What Happens in the First 90 Days After You Automate
Week one is adoption. Week four is the first metrics. Day ninety is when compound effects appear — the system learns, the team shifts, and the ROI curve steepens. Here’s the pattern we’ve seen across the systems we’ve shipped and measured.
What actually happens in week one?
The first week is never smooth. It shouldn’t be. Your team has built muscle memory around the old process — the spreadsheet shortcuts, the copy-paste rituals, the workarounds they’ve stopped noticing. A new system interrupts all of that, and the initial reaction is almost always friction disguised as feedback.
The pattern is predictable. Power users — the ones who built the workarounds — resist first and adopt last. They’ve invested the most in the old process and feel the new system as a loss of expertise. Meanwhile, the team members who always struggled with the manual process adopt immediately. They have the least to unlearn.
The breakthrough in week one isn’t universal adoption. It’s the first success story. One person uses the new system, sees a result that would have taken them an hour appear in seconds, and tells someone at lunch. That organic validation is worth more than any training session. By Friday of week one, you’ll have early adopters, skeptics, and a few converts. That’s exactly right.
What do the first metrics show in week four?
By week four, the team has stopped comparing the new system to the old one and started using it on its own terms. This is when the first reliable metrics appear — and they’re usually better than the projections, for a reason most people don’t anticipate.
The projections were based on automating the existing process. What actually happens is that the team changes how they work once the bottleneck is gone. Sales reps who used to batch their CRM updates at end of day now see data captured in real time — so they start acting on it in real time.

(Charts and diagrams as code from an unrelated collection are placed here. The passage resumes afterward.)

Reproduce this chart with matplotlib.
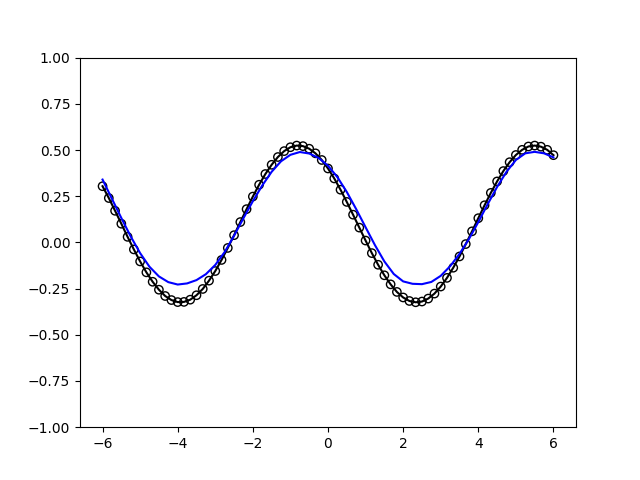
import numpy as np
import matplotlib
matplotlib.use("Agg")
import matplotlib.pyplot as plt

# Observed samples (black circles), x step 1/6 from -6 to 6
x_obs = np.linspace(-6, 6, 73)
y_obs = [0.304, 0.240, 0.171, 0.101, 0.030, -0.038, -0.103, -0.162, -0.213, -0.256,
         -0.290, -0.312, -0.323, -0.322, -0.310, -0.286, -0.252, -0.207, -0.155, -0.095,
         -0.030, 0.039, 0.110, 0.180, 0.248, 0.312, 0.370, 0.420, 0.462, 0.494,
         0.515, 0.524, 0.521, 0.507, 0.482, 0.446, 0.400, 0.346, 0.285, 0.219,
         0.150, 0.080, 0.010, -0.058, -0.121, -0.178, -0.227, -0.268, -0.298, -0.317,
         -0.324, -0.320, -0.304, -0.277, -0.239, -0.192, -0.137, -0.076, -0.009, 0.060,
         0.131, 0.201, 0.268, 0.330, 0.386, 0.434, 0.473, 0.501, 0.519, 0.524,
         0.518, 0.501, 0.472]

# Fitted curve (blue), x step 0.25 from -6 to 6
x_fit = np.linspace(-6, 6, 49)
y_fit = [0.340, 0.236, 0.132, 0.032, -0.058, -0.132, -0.184, -0.215, -0.228,
         -0.222, -0.204, -0.172, -0.122, -0.052, 0.036, 0.131, 0.223, 0.308,
         0.382, 0.439, 0.474, 0.489, 0.481, 0.457, 0.415, 0.353, 0.273, 0.180,
         0.082, -0.015, -0.103, -0.171, -0.211, -0.224, -0.226, -0.214, -0.181,
         -0.129, -0.062, 0.018, 0.110, 0.207, 0.300, 0.382, 0.446, 0.482, 0.490,
         0.482, 0.460]

fig, ax = plt.subplots(figsize=(6.4, 4.8), dpi=100)
ax.plot(x_obs, y_obs, 'k-')
ax.scatter(x_obs, y_obs, facecolors='none', edgecolors='k')
ax.plot(x_fit, y_fit, 'b-')
ax.set_ylim(-1, 1)
fig.savefig("out.png")
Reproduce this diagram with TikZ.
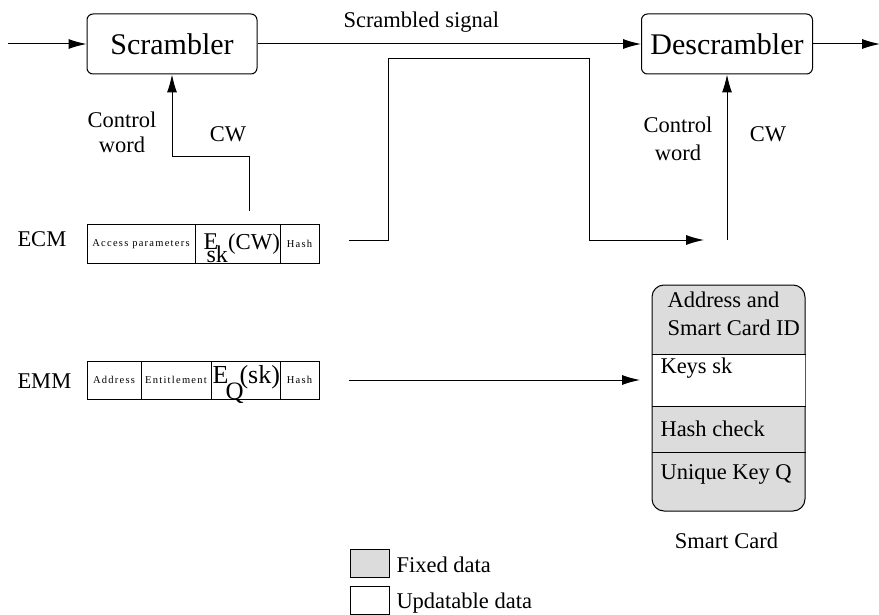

Document reviewers who used to classify files one at a time now review only the exceptions the system flagged — so they start spending their extra hours on the analysis work they were hired to do. (Both patterns are from systems we built: the call-capture build and the document pipeline, the latter in production.)
Week four is also when error rates become measurable. The manual process had errors that nobody tracked because finding them required the same manual effort that created them. The automated system logs every step, so when something goes wrong, it surfaces immediately. The error count may look higher in the first month — not because the system makes more mistakes, but because it catches mistakes the old process hid.
What compounds by day ninety?
Day ninety is when automation stops being a tool and becomes infrastructure. The team has reorganized around its capabilities. Meetings that existed to coordinate manual handoffs have been canceled. Reports that took a full day to compile are generated automatically. The hours freed up haven’t disappeared — they’ve been reinvested into work that the manual burden made impossible.
The less visible shift is behavioral. By day ninety, the system has processed enough data to reveal patterns the team never saw. Which document types cause the most reclassification. Which customers generate the most follow-up work. Which process steps have the highest exception rates. These patterns were always there — buried in the manual noise. Automation surfaces them because it records everything, and recorded data can be analyzed.
The ROI at day ninety typically lands above the original projection. Not because the automation performed better than expected, but because the team found ways to use the freed capacity that weren’t part of the original business case. That’s the compound effect: the direct savings pay for the system, and the indirect benefits — speed, visibility, adaptability — generate returns that weren’t in the spreadsheet.
Above projection
Note: Across our production deployments, the 90-day ROI has landed above the initial projection. The surplus comes from behavioral changes — how the team redeploys freed capacity — not from the automation performing above spec.